The field of video generation and animation is rapidly advancing, with a clear trend towards enhancing the coherence, control, and quality of generated videos from textual descriptions. Innovations are focusing on improving the alignment between text prompts and video content, particularly in the generation of motion and the presentation of sequential events. Techniques such as motion focal loss and the decoupling of video into structure and dynamics latent spaces are being employed to achieve more precise control over video generation. Additionally, there is a growing emphasis on the development of benchmarks and datasets that can robustly evaluate the capabilities of video generation models, especially in terms of story completion and temporal coherence. The integration of textual information and the use of advanced vision-language models for evaluation are also notable trends, highlighting the importance of multimodal approaches in advancing the field. Furthermore, the exploration of foundation models for lossy compression of spatiotemporal data and the development of novel video autoencoders are contributing to more efficient and high-quality video generation and compression techniques.
Noteworthy Papers
- MotiF: Introduces a motion focal loss approach to improve text alignment and motion generation in video animation, complemented by the release of a new benchmark for evaluation.

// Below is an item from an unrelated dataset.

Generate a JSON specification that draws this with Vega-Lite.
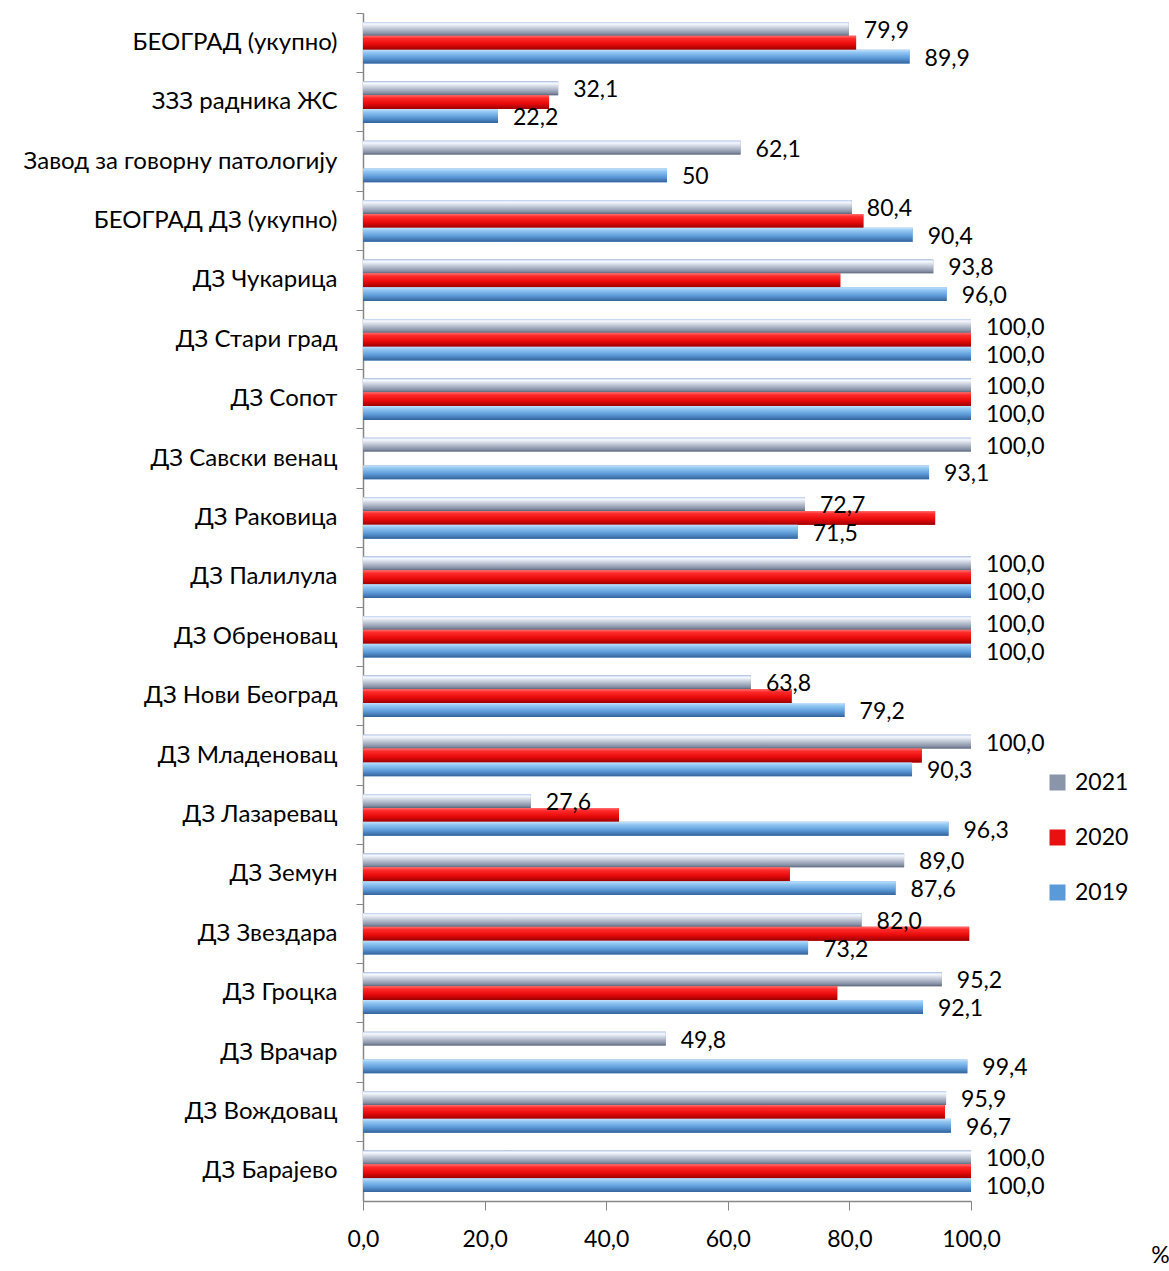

- StoryEval: Proposes a story-oriented benchmark to assess text-to-video models' capabilities in coherently presenting multiple sequential events, highlighting the challenges in story-driven video generation.
- VAST 1.0: Presents a two-stage framework for controllable and consistent video generation, setting a new standard for dynamic and coherent video production.
- DTSGAN: Develops a spatiotemporal generative adversarial network for dynamic texture synthesis, demonstrating the ability to generate high-quality dynamic textures with natural motion.
- Foundation Model for Lossy Compression: Introduces a foundation model combining a variational autoencoder with a hyper-prior structure and a super-resolution module, significantly improving compression ratios for spatiotemporal scientific data.
- VidTwin: Proposes a novel video autoencoder that decouples video into structure and dynamics latent spaces, achieving high compression rates with excellent reconstruction quality.
- Large Motion Video Autoencoding: Presents a powerful video autoencoder that leverages textual information and joint training on images and videos to enhance reconstruction quality and versatility.